Mais, si nous ne sommes n’importe quand, nous ne sommes pas non plus n’importe où : Marseille est une ville de France, mais aussi une ville de la Méditerranée. Comme tous les ports, la ville est un peu à la fois dans son pays et dans l’ailleurs, la ville est aussi une ville du voyage, et, aujourd’hui, une ville de l’immigration et de la migrance. Les migrants ont toujours eu une place importante dans la population de la ville, qu’il s’y installent et que Marseille soit, pour eux, une porte ouverte sur notre pays, ou qu’ils ne fassent qu’y passer, comme les migrants, à la recherche d’un espace meilleur. C’est pourquoi la question de l’immigration a toujours été utilisée dans la rhétorique du rejet par les mouvements d’extrême droite.
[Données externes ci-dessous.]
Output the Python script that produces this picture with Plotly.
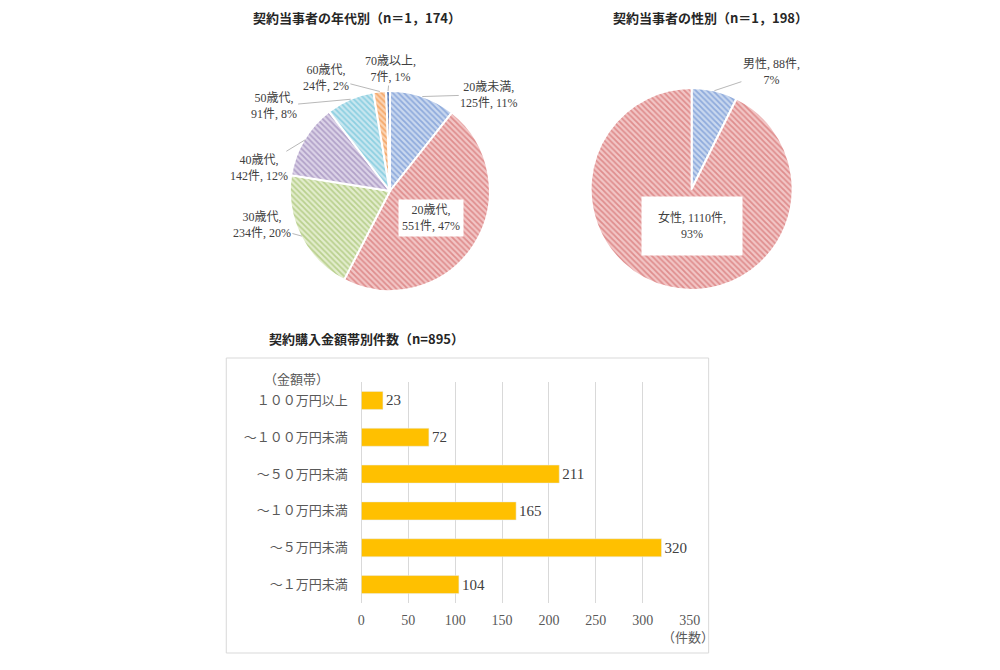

Mais c’est aussi pour cela qu’il importe de comprendre autrement, aujourd’hui, le mouvement de protestation qui se manifeste dans la ville : il faut le comprendre aussi comme une nouvelle expression  de la confrontation du Sud et du Nord. La Marseillaise de samedi dernier faisait état de nombreuses expressions de solidarité issues des autres pays de l’espace méditerranéen. Cela donne toute sa dimension au conflit qui s’exprime à Marseille. En effet, si la Méditerranée a toujours été l’espace de la navigation et de la rencontre entre les habitants de tous les pays qui la bordent, si l’espace méditerranéen a toujours été un espace de l’échange, il st devenu, aujourd’hui, l’espace de la confrontation entre le Nord et le Sud, entre les pays du Sud, livrés à la précarité économique et souvent gouvernés par des partis et des acteurs autoritaires, et les pays du Nord, plus riches, quoique ces pays connaissent, eux aussi, une inégalité, comme en Espagne ou en Italie, entre leur Nord et leur Sud. C’est ainsi qu’il importe de donner toute sa dimension, internationale, au conflit qui a lieu, en ce moment, dans notre pays : à la mondialisation du libéralisme s’oppose, ainsi, une mondialisation de la solidarité.